Quelle différence alors avec frère Martin ? Il a dit haut et fort que l’Eglise devait se convertir. Cet appel a été mal compris, mal reçu, au point que sa rupture avec Rome devenait un fait et une tragique réalité. Aujourd’hui je peux dire ce en quoi l’Eglise me fait souffrir. Mais un dialogue est toujours possible. J’ai vécu de tels dialogues. Je peux dire qu’ils ont été un enrichissement spirituel.
Lorsque je fais encore un peu de théologie, je plonge indistinctement dans Sesboüé ou Birmelé. Deux merveilleux théologiens, l’un jésuite, l’autre luthérien. Quelle chance et quelle joie. Alors pourquoi pas un pas de plus ?
- Protestants et juifs : une communauté de destin
Par Janine Elkouby, vice-présidente du Consistoire israélite du Bas-Rhin
Les fondateurs de la Réforme, Luther, Zwingli, Calvin, n’ont pas rompu, tant s’en faut, avec la théologie de la substitution *, qui fut le socle permanent du christianisme depuis deux millénaires. Cependant, les relations des protestants avec les juifs ont été marquées par des changements non négligeables.

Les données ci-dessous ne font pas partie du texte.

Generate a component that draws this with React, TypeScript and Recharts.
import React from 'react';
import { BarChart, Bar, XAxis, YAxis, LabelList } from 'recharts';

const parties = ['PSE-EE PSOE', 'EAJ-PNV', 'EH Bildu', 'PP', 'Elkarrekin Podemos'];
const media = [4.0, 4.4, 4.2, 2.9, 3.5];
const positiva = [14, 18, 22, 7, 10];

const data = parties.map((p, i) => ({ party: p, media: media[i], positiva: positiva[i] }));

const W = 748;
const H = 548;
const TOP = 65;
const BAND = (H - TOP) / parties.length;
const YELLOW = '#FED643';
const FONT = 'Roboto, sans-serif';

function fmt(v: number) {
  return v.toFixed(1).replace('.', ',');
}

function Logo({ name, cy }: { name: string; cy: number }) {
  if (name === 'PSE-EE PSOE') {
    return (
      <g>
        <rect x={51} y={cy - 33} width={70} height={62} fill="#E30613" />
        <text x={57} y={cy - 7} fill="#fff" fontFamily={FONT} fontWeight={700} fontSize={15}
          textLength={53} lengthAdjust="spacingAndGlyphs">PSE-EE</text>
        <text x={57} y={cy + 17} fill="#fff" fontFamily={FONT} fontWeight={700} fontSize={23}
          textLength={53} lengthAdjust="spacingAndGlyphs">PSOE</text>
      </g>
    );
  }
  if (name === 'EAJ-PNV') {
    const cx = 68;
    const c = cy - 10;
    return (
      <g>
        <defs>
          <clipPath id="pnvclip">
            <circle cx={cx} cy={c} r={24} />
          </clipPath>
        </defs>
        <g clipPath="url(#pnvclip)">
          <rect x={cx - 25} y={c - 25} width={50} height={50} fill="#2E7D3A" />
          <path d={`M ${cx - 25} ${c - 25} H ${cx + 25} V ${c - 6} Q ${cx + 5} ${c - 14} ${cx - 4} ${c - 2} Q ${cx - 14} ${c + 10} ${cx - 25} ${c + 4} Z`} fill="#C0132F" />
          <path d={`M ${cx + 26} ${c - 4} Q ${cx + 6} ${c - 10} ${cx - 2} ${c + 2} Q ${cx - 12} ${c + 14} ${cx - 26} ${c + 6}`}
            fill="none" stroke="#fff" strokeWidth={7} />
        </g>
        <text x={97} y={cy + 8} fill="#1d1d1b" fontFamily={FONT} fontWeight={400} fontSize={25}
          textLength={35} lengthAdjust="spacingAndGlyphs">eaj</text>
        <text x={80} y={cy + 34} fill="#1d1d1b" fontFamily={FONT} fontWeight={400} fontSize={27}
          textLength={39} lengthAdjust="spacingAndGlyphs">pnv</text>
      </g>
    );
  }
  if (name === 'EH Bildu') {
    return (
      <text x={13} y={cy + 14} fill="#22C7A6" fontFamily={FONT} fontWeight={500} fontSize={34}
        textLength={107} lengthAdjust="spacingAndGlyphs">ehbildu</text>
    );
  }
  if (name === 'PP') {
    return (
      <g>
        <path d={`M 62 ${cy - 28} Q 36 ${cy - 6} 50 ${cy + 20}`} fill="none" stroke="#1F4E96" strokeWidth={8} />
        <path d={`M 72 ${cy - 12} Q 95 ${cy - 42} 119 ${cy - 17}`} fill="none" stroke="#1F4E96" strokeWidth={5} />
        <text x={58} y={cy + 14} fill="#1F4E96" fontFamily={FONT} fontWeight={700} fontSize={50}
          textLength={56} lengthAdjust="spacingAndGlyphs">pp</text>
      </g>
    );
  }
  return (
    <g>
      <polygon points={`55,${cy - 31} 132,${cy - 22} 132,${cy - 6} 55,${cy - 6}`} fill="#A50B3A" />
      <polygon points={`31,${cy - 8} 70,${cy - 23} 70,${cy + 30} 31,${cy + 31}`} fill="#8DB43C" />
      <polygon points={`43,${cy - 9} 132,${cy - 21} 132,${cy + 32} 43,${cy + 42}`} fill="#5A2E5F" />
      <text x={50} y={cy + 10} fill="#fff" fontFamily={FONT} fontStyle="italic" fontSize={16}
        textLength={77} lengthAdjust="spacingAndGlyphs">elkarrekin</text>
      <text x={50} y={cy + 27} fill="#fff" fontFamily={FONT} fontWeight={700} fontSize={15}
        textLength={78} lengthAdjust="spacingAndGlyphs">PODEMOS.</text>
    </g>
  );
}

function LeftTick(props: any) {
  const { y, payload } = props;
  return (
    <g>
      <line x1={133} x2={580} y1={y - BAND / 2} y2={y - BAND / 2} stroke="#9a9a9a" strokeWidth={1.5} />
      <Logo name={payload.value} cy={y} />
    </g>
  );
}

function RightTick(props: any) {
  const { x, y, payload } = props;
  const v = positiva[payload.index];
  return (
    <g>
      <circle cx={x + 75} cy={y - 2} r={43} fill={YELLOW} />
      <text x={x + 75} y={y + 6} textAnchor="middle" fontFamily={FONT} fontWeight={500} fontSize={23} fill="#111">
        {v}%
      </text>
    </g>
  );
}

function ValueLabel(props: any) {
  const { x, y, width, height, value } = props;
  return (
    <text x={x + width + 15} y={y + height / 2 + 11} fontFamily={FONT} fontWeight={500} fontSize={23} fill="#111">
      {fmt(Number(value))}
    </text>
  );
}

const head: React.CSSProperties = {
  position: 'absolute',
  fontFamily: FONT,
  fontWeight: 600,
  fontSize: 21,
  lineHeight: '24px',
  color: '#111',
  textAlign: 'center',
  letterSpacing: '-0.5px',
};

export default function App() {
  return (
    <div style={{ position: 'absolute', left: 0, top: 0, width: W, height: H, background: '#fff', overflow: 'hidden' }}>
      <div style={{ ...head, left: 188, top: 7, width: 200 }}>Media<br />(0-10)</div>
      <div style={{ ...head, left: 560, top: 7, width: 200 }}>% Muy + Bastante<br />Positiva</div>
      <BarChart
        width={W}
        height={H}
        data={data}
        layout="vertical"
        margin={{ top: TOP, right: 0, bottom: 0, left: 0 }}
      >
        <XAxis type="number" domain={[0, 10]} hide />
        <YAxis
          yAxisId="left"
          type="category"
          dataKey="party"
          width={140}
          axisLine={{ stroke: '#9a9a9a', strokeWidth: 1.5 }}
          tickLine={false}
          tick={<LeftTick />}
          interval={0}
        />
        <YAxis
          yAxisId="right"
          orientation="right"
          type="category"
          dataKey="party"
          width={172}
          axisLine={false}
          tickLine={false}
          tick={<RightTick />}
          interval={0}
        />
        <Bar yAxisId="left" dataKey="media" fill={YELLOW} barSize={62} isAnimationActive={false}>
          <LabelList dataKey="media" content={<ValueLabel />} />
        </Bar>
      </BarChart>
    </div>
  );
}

Dès l’origine, les huguenots, revendiquant les valeurs évangéliques, font retour au texte biblique, qu’ils veulent lire dans la langue d’origine. Ils prendront pour maîtres des rabbins ou des érudits juifs, avec lesquels ils édifieront une culture biblique commune et noueront des liens d’estime et d’amitié.
Par ailleurs, les protestants, aux 16e et 17e siècles, abondamment persécutés, traqués, massacrés et, pour finir, chassés de France, ont été sensibles à une communauté de destin et se sont bien souvent, leur culture biblique aidant, identifiés avec ferveur, comme l’a fait Agrippa d’Aubigné, au peuple juif, dans l’histoire duquel ils se reconnaissaient.

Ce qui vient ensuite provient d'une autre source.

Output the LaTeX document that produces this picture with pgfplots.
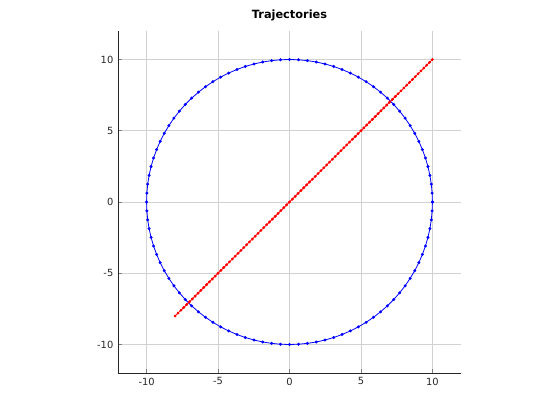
\documentclass[border=0pt]{standalone}
\usepackage{pgfplots}
\pgfplotsset{compat=1.18}
\usepackage{fontspec}
\setmainfont{DejaVu Sans}
\definecolor{tick}{HTML}{262626}
\begin{document}
\begin{tikzpicture}
\path[use as bounding box] (0pt,0pt) rectangle (420pt,315pt);
\begin{axis}[
  at={(88.5pt,35.25pt)}, anchor=south west,
  scale only axis, width=257.25pt, height=256.5pt,
  xmin=-12, xmax=12, ymin=-12, ymax=12,
  xtick={-10,-5,0,5,10}, ytick={-10,-5,0,5,10},
  axis x line*=bottom, axis y line*=left,
  axis line style={tick, line width=0.6pt, -},
  tick align=inside, major tick length=3pt,
  tick style={tick, line width=0.6pt},
  grid=major, grid style={gray!35, line width=0.5pt},
  ticklabel style={font=\fontsize{7.4}{8}\selectfont, text=tick},
  /pgf/number format/assume math mode=true,
  title={\bfseries Trajectories}, title style={font=\fontsize{8.5}{9}\selectfont\bfseries, yshift=-2pt},
]
\addplot[blue, line width=0.6pt, mark=*, mark size=0.8pt] coordinates {
(10,0) (9.980,0.628) (9.921,1.253) (9.823,1.874) (9.686,2.487) (9.511,3.090) (9.298,3.681) (9.048,4.258) (8.763,4.818) (8.443,5.358) (8.090,5.878) (7.705,6.374) (7.290,6.845)
(6.845,7.290) (6.374,7.705) (5.878,8.090) (5.358,8.443) (4.818,8.763) (4.258,9.048) (3.681,9.298) (3.090,9.511) (2.487,9.686) (1.874,9.823) (1.253,9.921) (0.628,9.980) (0,10)
(-0.628,9.980) (-1.253,9.921) (-1.874,9.823) (-2.487,9.686) (-3.090,9.511) (-3.681,9.298) (-4.258,9.048) (-4.818,8.763) (-5.358,8.443) (-5.878,8.090) (-6.374,7.705) (-6.845,7.290)
(-7.290,6.845) (-7.705,6.374) (-8.090,5.878) (-8.443,5.358) (-8.763,4.818) (-9.048,4.258) (-9.298,3.681) (-9.511,3.090) (-9.686,2.487) (-9.823,1.874) (-9.921,1.253) (-9.980,0.628) (-10,0)
(-9.980,-0.628) (-9.921,-1.253) (-9.823,-1.874) (-9.686,-2.487) (-9.511,-3.090) (-9.298,-3.681) (-9.048,-4.258) (-8.763,-4.818) (-8.443,-5.358) (-8.090,-5.878) (-7.705,-6.374) (-7.290,-6.845)
(-6.845,-7.290) (-6.374,-7.705) (-5.878,-8.090) (-5.358,-8.443) (-4.818,-8.763) (-4.258,-9.048) (-3.681,-9.298) (-3.090,-9.511) (-2.487,-9.686) (-1.874,-9.823) (-1.253,-9.921) (-0.628,-9.980) (0,-10)
(0.628,-9.980) (1.253,-9.921) (1.874,-9.823) (2.487,-9.686) (3.090,-9.511) (3.681,-9.298) (4.258,-9.048) (4.818,-8.763) (5.358,-8.443) (5.878,-8.090) (6.374,-7.705) (6.845,-7.290)
(7.290,-6.845) (7.705,-6.374) (8.090,-5.878) (8.443,-5.358) (8.763,-4.818) (9.048,-4.258) (9.298,-3.681) (9.511,-3.090) (9.686,-2.487) (9.823,-1.874) (9.921,-1.253) (9.980,-0.628) (10,0)
};
\addplot[red, line width=0.6pt, mark=*, mark size=0.75pt] coordinates {
(-8,-8) (-7.8,-7.8) (-7.6,-7.6) (-7.4,-7.4) (-7.2,-7.2) (-7,-7) (-6.8,-6.8) (-6.6,-6.6) (-6.4,-6.4) (-6.2,-6.2)
(-6,-6) (-5.8,-5.8) (-5.6,-5.6) (-5.4,-5.4) (-5.2,-5.2) (-5,-5) (-4.8,-4.8) (-4.6,-4.6) (-4.4,-4.4) (-4.2,-4.2)
(-4,-4) (-3.8,-3.8) (-3.6,-3.6) (-3.4,-3.4) (-3.2,-3.2) (-3,-3) (-2.8,-2.8) (-2.6,-2.6) (-2.4,-2.4) (-2.2,-2.2)
(-2,-2) (-1.8,-1.8) (-1.6,-1.6) (-1.4,-1.4) (-1.2,-1.2) (-1,-1) (-0.8,-0.8) (-0.6,-0.6) (-0.4,-0.4) (-0.2,-0.2)
(0,0) (0.2,0.2) (0.4,0.4) (0.6,0.6) (0.8,0.8) (1,1) (1.2,1.2) (1.4,1.4) (1.6,1.6) (1.8,1.8)
(2,2) (2.2,2.2) (2.4,2.4) (2.6,2.6) (2.8,2.8) (3,3) (3.2,3.2) (3.4,3.4) (3.6,3.6) (3.8,3.8)
(4,4) (4.2,4.2) (4.4,4.4) (4.6,4.6) (4.8,4.8) (5,5) (5.2,5.2) (5.4,5.4) (5.6,5.6) (5.8,5.8)
(6,6) (6.2,6.2) (6.4,6.4) (6.6,6.6) (6.8,6.8) (7,7) (7.2,7.2) (7.4,7.4) (7.6,7.6) (7.8,7.8)
(8,8) (8.2,8.2) (8.4,8.4) (8.6,8.6) (8.8,8.8) (9,9) (9.2,9.2) (9.4,9.4) (9.6,9.6) (9.8,9.8) (10,10)
};
\end{axis}
\end{tikzpicture}
\end{document}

C’est ainsi qu’à travers l’histoire, des liens se sont tissés entre protestants et juifs : à Amsterdam, terre de refuge pour les uns comme les autres, le rabbin Manassé Ben Israël entretint une correspondance avec l’intelligentsia protestante de toute l’Europe. Durant la Shoah, de nombreuses communautés protestantes comme celle du Chambon sur Lignon ont, sauvant tant d’enfants juifs, témoigné de l’exigence de leur foi.

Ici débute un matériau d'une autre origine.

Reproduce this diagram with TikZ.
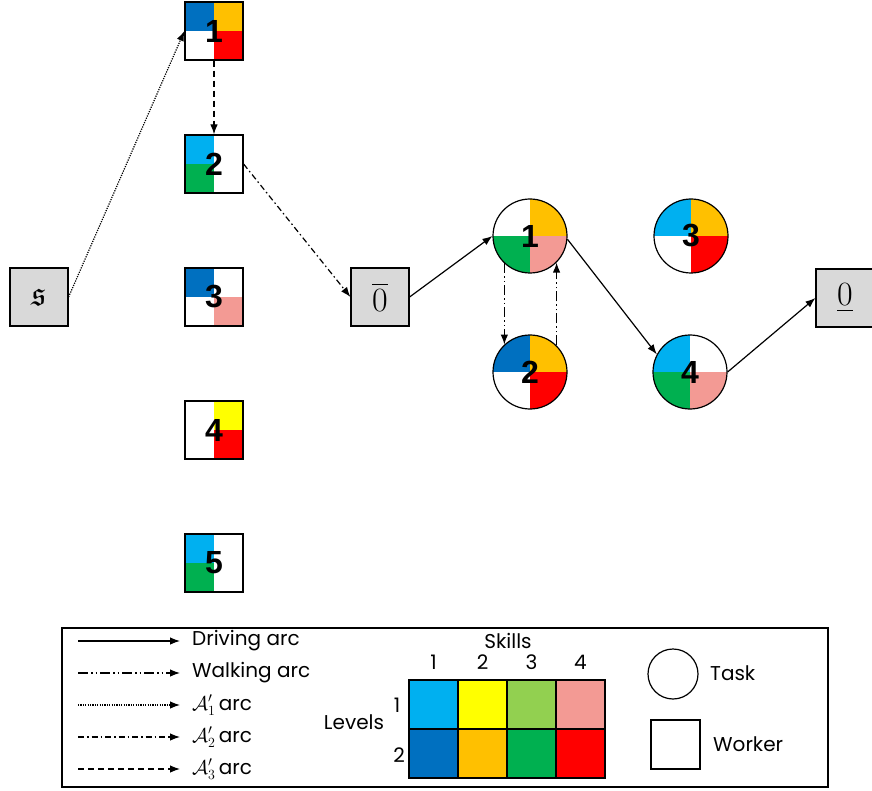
\documentclass[tikz,border=0pt]{standalone}
\usepackage{fix-cm}
\usepackage{fontspec}
\usepackage{amssymb}
\setmainfont{Poppins}
\newfontfamily\numfont{Liberation Sans}
\usetikzlibrary{arrows.meta}

\definecolor{sonea}{HTML}{00B0F0}
\definecolor{soneb}{HTML}{0070C0}
\definecolor{stwoa}{HTML}{FFFF00}
\definecolor{stwob}{HTML}{FFC000}
\definecolor{sthreea}{HTML}{92D050}
\definecolor{sthreeb}{HTML}{00B050}
\definecolor{sfoura}{HTML}{F39A94}
\definecolor{sfourb}{HTML}{FF0000}
\definecolor{spgray}{HTML}{D9D9D9}

\begin{document}
\begin{tikzpicture}[x=1pt, y=-1pt,
    quad/.style n args={4}{path picture={
        \fill[#1] (path picture bounding box.center) rectangle (path picture bounding box.north west);
        \fill[#2] (path picture bounding box.center) rectangle (path picture bounding box.north east);
        \fill[#3] (path picture bounding box.center) rectangle (path picture bounding box.south west);
        \fill[#4] (path picture bounding box.center) rectangle (path picture bounding box.south east);}},
    worker/.style={draw, line width=1.2pt, minimum size=58pt, inner sep=0pt, font=\numfont\bfseries\fontsize{32}{32}\selectfont},
    task/.style={circle, draw, line width=1.2pt, minimum size=74pt, inner sep=0pt, font=\numfont\bfseries\fontsize{32}{32}\selectfont},
    special/.style={draw, line width=1.2pt, fill=spgray, minimum size=58pt, inner sep=0pt, font=\fontsize{34}{34}\selectfont},
    arcline/.style={line width=1.2pt, -{Latex[length=10pt,width=7.5pt]}},
    driving/.style={arcline},
    walking/.style={arcline, dash pattern=on 10pt off 3pt on 1.5pt off 3pt on 1.5pt off 3pt},
    aone/.style={arcline, dash pattern=on 1.2pt off 1.2pt},
    atwo/.style={arcline, dash pattern=on 6pt off 3pt on 1.5pt off 3pt},
    athree/.style={arcline, dash pattern=on 6pt off 4pt},
    legtext/.style={font=\fontsize{20}{24}\selectfont, inner sep=0pt},
    cell/.style={draw, line width=1.5pt, minimum size=49pt, inner sep=0pt}]

    \useasboundingbox (0,0) rectangle (872,791);

    % special nodes
    \node (src) [special] at (39,297) {$\mathfrak{s}$};
    \node (zbar) [special] at (380,297) {$\overline{0}$};
    \node (zund) [special] at (845,298) {$\underline{0}$};

    % workers
    \node (w1) [worker, quad={soneb}{stwob}{white}{sfourb}] at (214,31) {1};
    \node (w2) [worker, quad={sonea}{white}{sthreeb}{white}] at (214,164) {2};
    \node (w3) [worker, quad={soneb}{white}{white}{sfoura}] at (214,297) {3};
    \node (w4) [worker, quad={white}{stwoa}{white}{sfourb}] at (214,430) {4};
    \node (w5) [worker, quad={sonea}{white}{sthreeb}{white}] at (214,563) {5};

    % tasks
    \node (t1) [task, quad={white}{stwob}{sthreeb}{sfoura}] at (530,236) {1};
    \node (t2) [task, quad={soneb}{stwob}{white}{sfourb}] at (530,372) {2};
    \node (t3) [task, quad={sonea}{stwob}{white}{sfourb}] at (691,236) {3};
    \node (t4) [task, quad={sonea}{white}{sthreeb}{sfoura}] at (690,372) {4};

    % arcs
    \draw [aone] (src.east) -- (w1.west);
    \draw [athree] (w1.south) -- (w2.north);
    \draw [atwo] (w2.east) -- (zbar.west);
    \draw [driving] (zbar.east) -- (t1.west);
    \draw [walking] (t1.-133) -- (t2.133);
    \draw [walking] (t2.45) -- (t1.-45);
    \draw [driving] (t1.-5) -- (t4.152);
    \draw [driving] (t4.east) -- (zund.west);

    % legend
    \draw [line width=1.5pt] (62,628) rectangle (828,787);
    \foreach \i/\sty/\y/\txt in {1/driving/641/{Driving arc}, 2/walking/673/{Walking arc},
        3/aone/705/{$\mathcal{A}'_1$\,arc}, 4/atwo/737/{$\mathcal{A}'_2$\,arc}, 5/athree/769/{$\mathcal{A}'_3$\,arc}} {
        \coordinate (lgs\i) at (78,\y);
        \coordinate (lge\i) at (180,\y);
        \draw [\sty] (lgs\i) -- (lge\i);
        \node (lgt\i) [legtext, anchor=west] at (192,\y) {\txt};
    }

    % skill table
    \node (skills) [legtext] at (508,641) {Skills};
    \node (levels) [legtext] at (354,722) {Levels};
    \node (lvone) [legtext] at (397,705) {1};
    \node (lvtwo) [legtext] at (399,755) {2};
    \foreach \k/\ca/\cb in {1/sonea/soneb, 2/stwoa/stwob, 3/sthreea/sthreeb, 4/sfoura/sfourb} {
        \node (sk\k) [legtext] at (384.5+49*\k,662) {\k};
        \node (ca\k) [cell, fill=\ca] at (384.5+49*\k,704.5) {};
        \node (cb\k) [cell, fill=\cb] at (384.5+49*\k,753.5) {};
    }

    \node (lgtask) [draw, circle, line width=1.2pt, minimum size=50pt, inner sep=0pt] at (673,674) {};
    \node (lgtasktxt) [legtext, anchor=west] at (710,673) {Task};
    \node (lgwork) [draw, line width=1.2pt, minimum size=49pt, inner sep=0pt] at (675.5,744.5) {};
    \node (lgworktxt) [legtext, anchor=west] at (713,744) {Worker};
\end{tikzpicture}
\end{document}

Aujourd’hui, les protestants, comme l’ont fait les catholiques, répudiant enfin, avec la déclaration Eglise et Israël, la théologie de la substitution, et reconnaissant la valeur intrinsèque et la validité du message d’Israël, ont ouvert une nouvelle page qui permettra aux uns et aux autres, nous l’espérons de tout cœur, de cheminer de concert.
- Des Luther de l’Islam
Par Saïd Aalla, ancien président de la Grande Mosquée de Strasbourg
Beaucoup d’acteurs de l’Islam ont essayé de relever des ressemblances entre l’Islam et le protestantisme, mais pas toujours pour les mêmes raisons.
Martin Luther connaissait l’Islam à travers les écrits disponibles à son époque et dans un contexte bien particulier.
On retient aujourd’hui beaucoup plus la notion d’une réforme qui est intrinsèque à la foi musulmane.
De nombreux théologiens et intellectuels musulmans se sont vus attribuer le qualificatif de Luther de l’Islam pour leurs travaux ou leurs appels à une réforme de l’islam et de la pensée religieuse islamique. La Réforme a également contribué à l’émergence des études islamiques en Europe.
Soulignons que la première thèse d’islamologie a été soutenue à la faculté de théologie protestante de Strasbourg en 1839.
Les religions musulmane et protestante ont fait du chemin depuis la Réforme. Elles ont appris au fil du temps à mieux se connaître et à se rapprocher dans la fraternité et la cordialité.